Dharma Dollar é a moeda que Nicole criou. Ela mesmo imaginou, desenhou e coloriu. Não tendo uma tradução exata, dharma é uma palavra em sânscrito que está ligada a prestar um serviço ao outro. Aceitar e praticar o seu dharma é o segredo para uma vida plena de conexões com o todo, com o universo. O Dharma Dollar de Nicole vale um coração e um amor. É o dinheiro cósmico do Eterno Estado do Amor. Serve para pagar TODAS, as nossas dívidas do karma — que são as consequências ou a reação do universo ao que fizemos ou não com a nossa vida.
(Precisei de uma pausa para respirar. Me afastei comovida)

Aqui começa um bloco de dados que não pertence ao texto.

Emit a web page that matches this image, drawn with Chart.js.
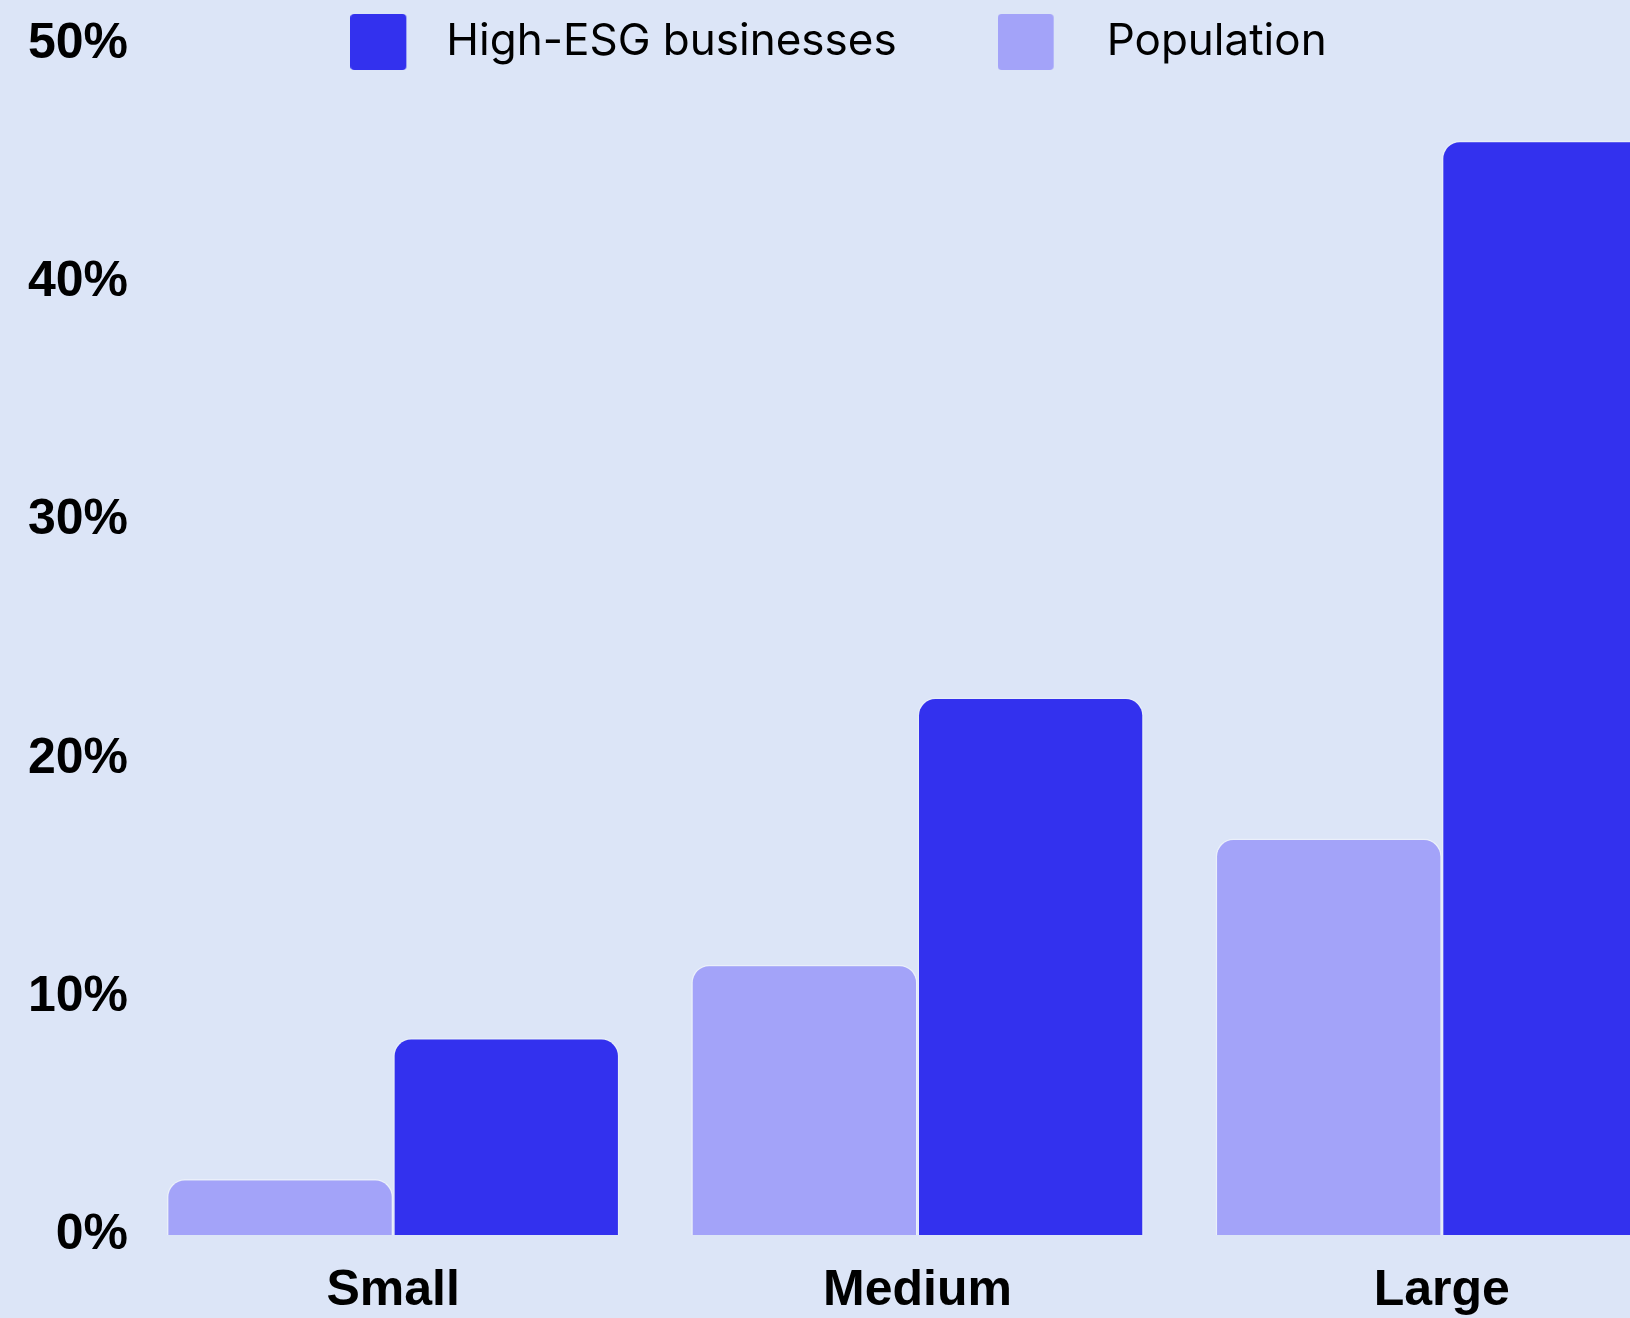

Pergunto-me o que andamos fazendo com o mundo e de que outro dinheiro necessitaríamos se puséssemos mais coração no que vivemos, como está consagrado no Dharma Dollar? Ou de quanto Dharma Dollars precisaríamos, ao dia de hoje, para saldar as nossas ações como humanidade? Talvez mais do que em 1967, precisemos recuperar e praticar as aspirações hippies: promover a paz; conservar e preservar o planeta; respeitar as diversidades e, quanto a parte dos alucinógenos, troco o meu quinhão por um bom vinho.
Nicole Savage tem 80 anos, vive ainda em São Francisco, bem perto da praia onde escreveu com corpos nus na areia, no último andar de um apartamento com vista para a ponte Golden Gate. Conhecemo-nos no verão deste ano quando fui visitar uma prima. Tudo o que conto das nossas conversas, não tem qualquer compromisso com a verdade histórica, é apenas a forma como Nicole se lembra da sua vida e como continua a vivê-la. Até hoje, ela distribui os Dharma Dollars a quem precisa deles. Eu recebi dois, um para mim e outro para oferecer a quem eu entenda. Atualmente ela tem poucos fundos para imprimir a sua moeda mas esta semana recebi a notícia que está muito feliz porque conseguiu um patrocinador para apoiar a velhinha hippie que insiste na sua missão de vida, espalhar amor pelo mundo.